5. Outbound Reimagined – From Interruption to Personalization
Outbound marketing is often dismissed as a “dinosaur” tactic, yet it remains the fastest way to scale reach. The evolution lies in moving from “blind interruption” to “digital precision.” When outbound adopts the soul of inbound, it ceases to be an annoyance and becomes a service.
Nike’s 2021 strategy is the gold standard for this. By betting heavily on personalization, Nike targeted specific segments based on behavior, interests, and demographics. Crucially, they utilized retargeting—the bridge where outbound reach meets inbound relevance—to re-engage users who had already shown interest. Similarly, Peloton utilizes PPC with high-intent keywords to ensure they appear at the exact moment a user is seeking a fitness solution. By combining intent-based keywords with visually appealing ads and clear CTAs, they prove that outbound can be just as “unmissable” as any blog post.
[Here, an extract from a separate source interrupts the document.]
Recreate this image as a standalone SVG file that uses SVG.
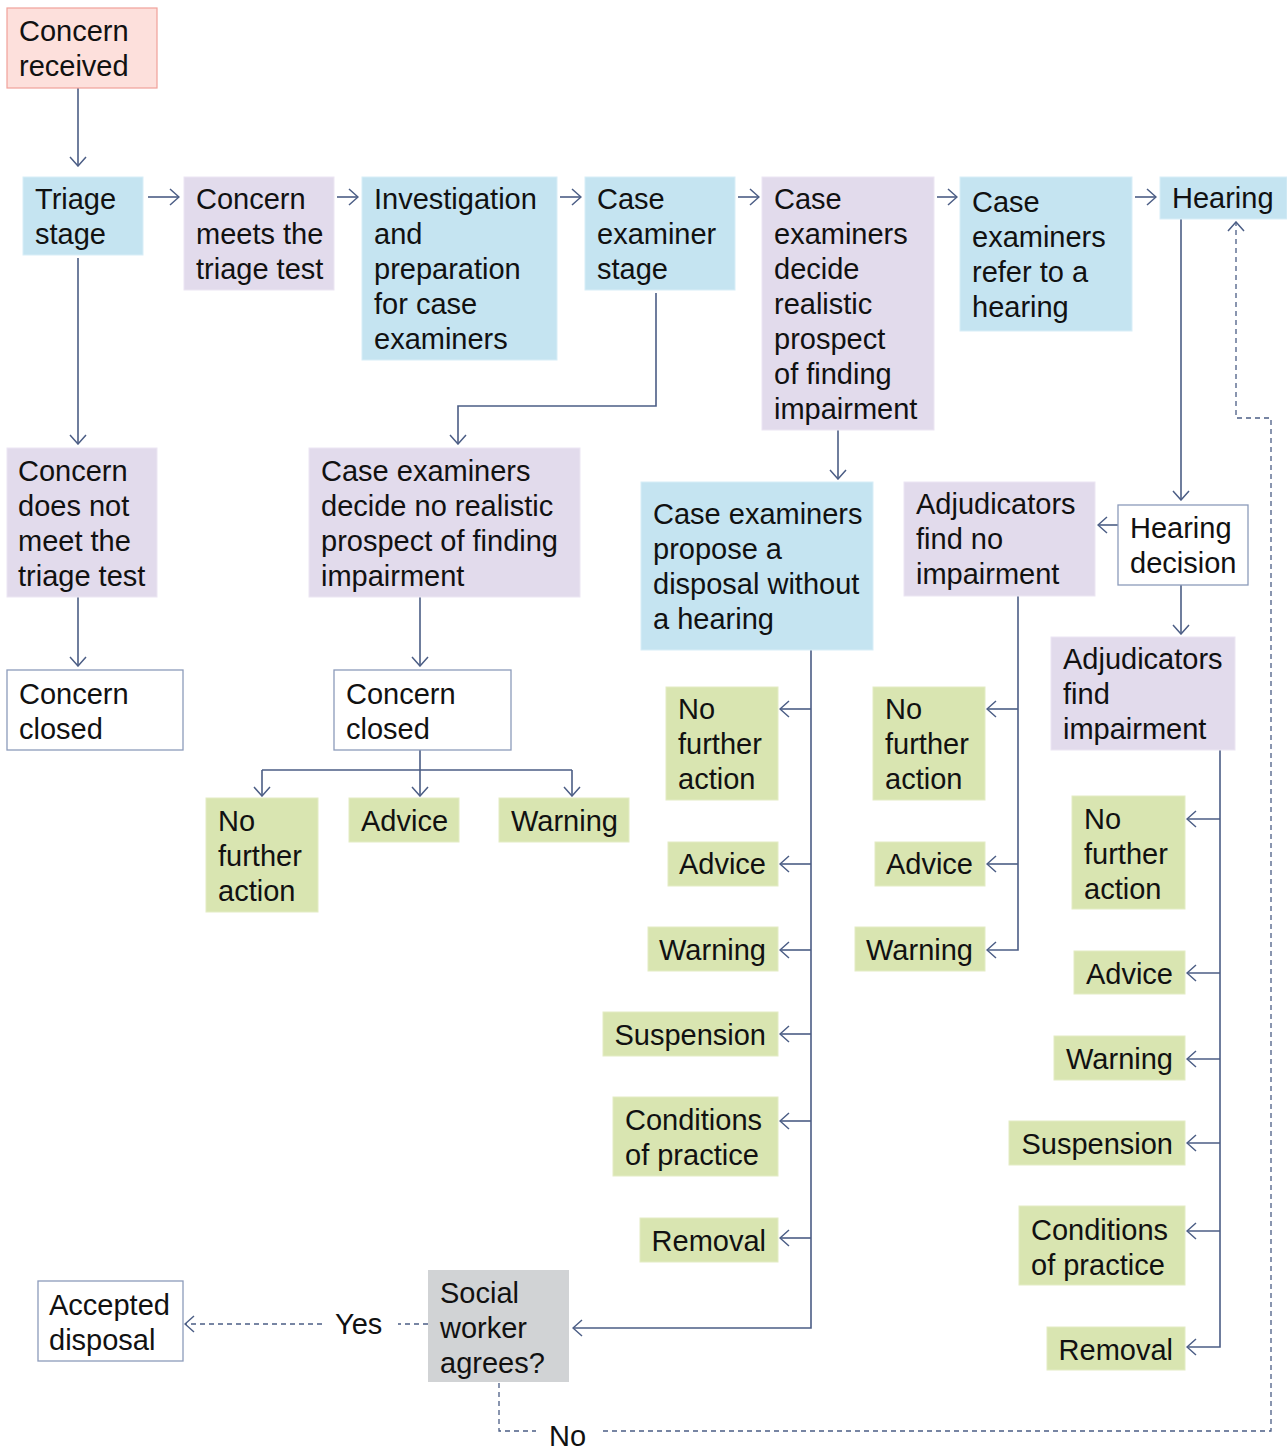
<svg xmlns="http://www.w3.org/2000/svg" width="1287" height="1450" viewBox="0 0 1287 1450">
<defs>
<style>
text{font-family:"Liberation Sans",Arial,sans-serif;font-size:29px;fill:#111}
.pink{fill:#fde0dc;stroke:#f1a19a;stroke-width:1.2}
.blue{fill:#c5e4f1;stroke:#d8eef7;stroke-width:1}
.purple{fill:#e2dbec;stroke:#ece6f3;stroke-width:1}
.green{fill:#d9e5b1;stroke:#e3ecc4;stroke-width:1}
.gray{fill:#d1d3d5}
.white{fill:#fff;stroke:#8c9bbb;stroke-width:1.3}
.c{fill:none;stroke:#4b5d85;stroke-width:1.6}
.d{fill:none;stroke:#4b5d85;stroke-width:1.3;stroke-dasharray:5 4}
.e{text-anchor:end}
</style>
<marker id="a" markerUnits="userSpaceOnUse" viewBox="0 0 11 18" refX="10" refY="9" markerWidth="11" markerHeight="18" orient="auto">
<path d="M1,1 L10,9 L1,17" fill="none" stroke="#4b5d85" stroke-width="1.5"/>
</marker>
</defs>

<g id="connectors">
<path class="c" d="M78,88 V166" marker-end="url(#a)"/>
<path class="c" d="M148,197 H179" marker-end="url(#a)"/>
<path class="c" d="M337,197 H358" marker-end="url(#a)"/>
<path class="c" d="M560,197 H581" marker-end="url(#a)"/>
<path class="c" d="M738,197 H759" marker-end="url(#a)"/>
<path class="c" d="M937,197 H957" marker-end="url(#a)"/>
<path class="c" d="M1135,197 H1156" marker-end="url(#a)"/>
<path class="c" d="M78,258 V444" marker-end="url(#a)"/>
<path class="c" d="M78,597 V666" marker-end="url(#a)"/>
<path class="c" d="M656,293 V406 H458 V444" marker-end="url(#a)"/>
<path class="c" d="M420,597 V666" marker-end="url(#a)"/>
<path class="c" d="M420,750 V796" marker-end="url(#a)"/>
<path class="c" d="M262,770 H572"/>
<path class="c" d="M262,770 V796" marker-end="url(#a)"/>
<path class="c" d="M572,770 V796" marker-end="url(#a)"/>
<path class="c" d="M838,430 V479" marker-end="url(#a)"/>
<path class="c" d="M811,650 V1328 H573" marker-end="url(#a)"/>
<path class="c" d="M811,709 H780" marker-end="url(#a)"/>
<path class="c" d="M811,864 H780" marker-end="url(#a)"/>
<path class="c" d="M811,950 H780" marker-end="url(#a)"/>
<path class="c" d="M811,1034 H780" marker-end="url(#a)"/>
<path class="c" d="M811,1121 H780" marker-end="url(#a)"/>
<path class="c" d="M811,1238 H780" marker-end="url(#a)"/>
<path class="c" d="M1181,219 V500" marker-end="url(#a)"/>
<path class="c" d="M1118,525 H1098" marker-end="url(#a)"/>
<path class="c" d="M1181,585 V634" marker-end="url(#a)"/>
<path class="c" d="M1018,596 V950 H987" marker-end="url(#a)"/>
<path class="c" d="M1018,709 H987" marker-end="url(#a)"/>
<path class="c" d="M1018,864 H987" marker-end="url(#a)"/>
<path class="c" d="M1220,750 V1347 H1187" marker-end="url(#a)"/>
<path class="c" d="M1220,819 H1187" marker-end="url(#a)"/>
<path class="c" d="M1220,973 H1187" marker-end="url(#a)"/>
<path class="c" d="M1220,1059 H1187" marker-end="url(#a)"/>
<path class="c" d="M1220,1143 H1187" marker-end="url(#a)"/>
<path class="c" d="M1220,1231 H1187" marker-end="url(#a)"/>
<path class="d" d="M428,1324 H398"/>
<path class="d" d="M322,1324 H185" marker-end="url(#a)"/>
<path class="d" d="M499,1383 V1431 H536"/>
<path class="d" d="M603,1431 H1271 V418 H1236 V222" marker-end="url(#a)"/>
<text x="335" y="1334">Yes</text>
<text x="549" y="1446">No</text>
</g>

<g id="concern-received"><rect class="pink" x="7" y="8" width="150" height="80"/><text x="19" y="41">Concern</text><text x="19" y="76">received</text></g>
<g id="triage-stage"><rect class="blue" x="23" y="177" width="120" height="78"/><text x="35" y="209">Triage</text><text x="35" y="244">stage</text></g>
<g id="meets-triage"><rect class="purple" x="184" y="177" width="150" height="113"/><text x="196" y="209">Concern</text><text x="196" y="244">meets the</text><text x="196" y="279">triage test</text></g>
<g id="investigation"><rect class="blue" x="362" y="177" width="195" height="183"/><text x="374" y="209">Investigation</text><text x="374" y="244">and</text><text x="374" y="279">preparation</text><text x="374" y="314">for case</text><text x="374" y="349">examiners</text></g>
<g id="case-examiner-stage"><rect class="blue" x="585" y="177" width="150" height="113"/><text x="597" y="209">Case</text><text x="597" y="244">examiner</text><text x="597" y="279">stage</text></g>
<g id="realistic-prospect"><rect class="purple" x="762" y="177" width="172" height="253"/><text x="774" y="209">Case</text><text x="774" y="244">examiners</text><text x="774" y="279">decide</text><text x="774" y="314">realistic</text><text x="774" y="349">prospect</text><text x="774" y="384">of finding</text><text x="774" y="419">impairment</text></g>
<g id="refer-hearing"><rect class="blue" x="960" y="177" width="172" height="154"/><text x="972" y="212">Case</text><text x="972" y="247">examiners</text><text x="972" y="282">refer to a</text><text x="972" y="317">hearing</text></g>
<g id="hearing"><rect class="blue" x="1160" y="177" width="127" height="42"/><text x="1172" y="208">Hearing</text></g>

<g id="not-meet-triage"><rect class="purple" x="7" y="448" width="150" height="149"/><text x="18" y="481">Concern</text><text x="18" y="516">does not</text><text x="18" y="551">meet the</text><text x="18" y="586">triage test</text></g>
<g id="concern-closed-1"><rect class="white" x="7" y="670" width="176" height="80"/><text x="19" y="704">Concern</text><text x="19" y="739">closed</text></g>
<g id="no-realistic-prospect"><rect class="purple" x="309" y="448" width="271" height="149"/><text x="321" y="481">Case examiners</text><text x="321" y="516">decide no realistic</text><text x="321" y="551">prospect of finding</text><text x="321" y="586">impairment</text></g>
<g id="concern-closed-2"><rect class="white" x="334" y="670" width="177" height="80"/><text x="346" y="704">Concern</text><text x="346" y="739">closed</text></g>
<g id="nfa-1"><rect class="green" x="206" y="798" width="112" height="114"/><text x="218" y="831">No</text><text x="218" y="866">further</text><text x="218" y="901">action</text></g>
<g id="advice-1"><rect class="green" x="349" y="798" width="110" height="44"/><text x="361" y="831">Advice</text></g>
<g id="warning-1"><rect class="green" x="499" y="798" width="130" height="44"/><text x="511" y="831">Warning</text></g>

<g id="propose-disposal"><rect class="blue" x="641" y="482" width="232" height="168"/><text x="653" y="524">Case examiners</text><text x="653" y="559">propose a</text><text x="653" y="594">disposal without</text><text x="653" y="629">a hearing</text></g>
<g id="nfa-2"><rect class="green" x="666" y="687" width="112" height="113"/><text x="678" y="719">No</text><text x="678" y="754">further</text><text x="678" y="789">action</text></g>
<g id="advice-2"><rect class="green" x="668" y="842" width="110" height="44"/><text class="e" x="766" y="874">Advice</text></g>
<g id="warning-2"><rect class="green" x="648" y="927" width="130" height="44"/><text class="e" x="766" y="960">Warning</text></g>
<g id="suspension-2"><rect class="green" x="603" y="1012" width="175" height="44"/><text class="e" x="766" y="1045">Suspension</text></g>
<g id="conditions-2"><rect class="green" x="613" y="1097" width="165" height="79"/><text x="625" y="1130">Conditions</text><text x="625" y="1165">of practice</text></g>
<g id="removal-2"><rect class="green" x="640" y="1218" width="138" height="44"/><text class="e" x="766" y="1251">Removal</text></g>

<g id="find-no-impairment"><rect class="purple" x="904" y="482" width="191" height="114"/><text x="916" y="514">Adjudicators</text><text x="916" y="549">find no</text><text x="916" y="584">impairment</text></g>
<g id="hearing-decision"><rect class="white" x="1118" y="505" width="130" height="80"/><text x="1130" y="538">Hearing</text><text x="1130" y="573">decision</text></g>
<g id="nfa-3"><rect class="green" x="873" y="687" width="112" height="113"/><text x="885" y="719">No</text><text x="885" y="754">further</text><text x="885" y="789">action</text></g>
<g id="advice-3"><rect class="green" x="875" y="842" width="110" height="44"/><text class="e" x="973" y="874">Advice</text></g>
<g id="warning-3"><rect class="green" x="855" y="927" width="130" height="44"/><text class="e" x="973" y="960">Warning</text></g>

<g id="find-impairment"><rect class="purple" x="1051" y="637" width="184" height="113"/><text x="1063" y="669">Adjudicators</text><text x="1063" y="704">find</text><text x="1063" y="739">impairment</text></g>
<g id="nfa-4"><rect class="green" x="1072" y="796" width="113" height="113"/><text x="1084" y="829">No</text><text x="1084" y="864">further</text><text x="1084" y="899">action</text></g>
<g id="advice-4"><rect class="green" x="1074" y="951" width="111" height="43"/><text class="e" x="1173" y="984">Advice</text></g>
<g id="warning-4"><rect class="green" x="1054" y="1036" width="131" height="44"/><text class="e" x="1173" y="1069">Warning</text></g>
<g id="suspension-4"><rect class="green" x="1009" y="1121" width="176" height="44"/><text class="e" x="1173" y="1154">Suspension</text></g>
<g id="conditions-4"><rect class="green" x="1019" y="1206" width="166" height="79"/><text x="1031" y="1240">Conditions</text><text x="1031" y="1275">of practice</text></g>
<g id="removal-4"><rect class="green" x="1047" y="1327" width="138" height="43"/><text class="e" x="1173" y="1360">Removal</text></g>

<g id="social-worker"><rect class="gray" x="428" y="1270" width="141" height="112"/><text x="440" y="1303">Social</text><text x="440" y="1338">worker</text><text x="440" y="1373">agrees?</text></g>
<g id="accepted-disposal"><rect class="white" x="38" y="1281" width="145" height="80"/><text x="49" y="1315">Accepted</text><text x="49" y="1350">disposal</text></g>
</svg>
Closing Thought: The Harmony of the Integrated Approach
The future of brand growth does not belong to the loudest voice, but to the smartest combination. Inbound provides the magnet and the emotional payoff, while outbound provides the precision and the scale. They are not competitors; they are collaborators in a single content action plan.
As you evaluate your current trajectory, ask yourself: Is your strategy merely making noise, or is it solving problems? If you find yourself leaning too heavily on the “roar” of the past, it may be time to rethink how you harmonize your message for an audience that is finally in control.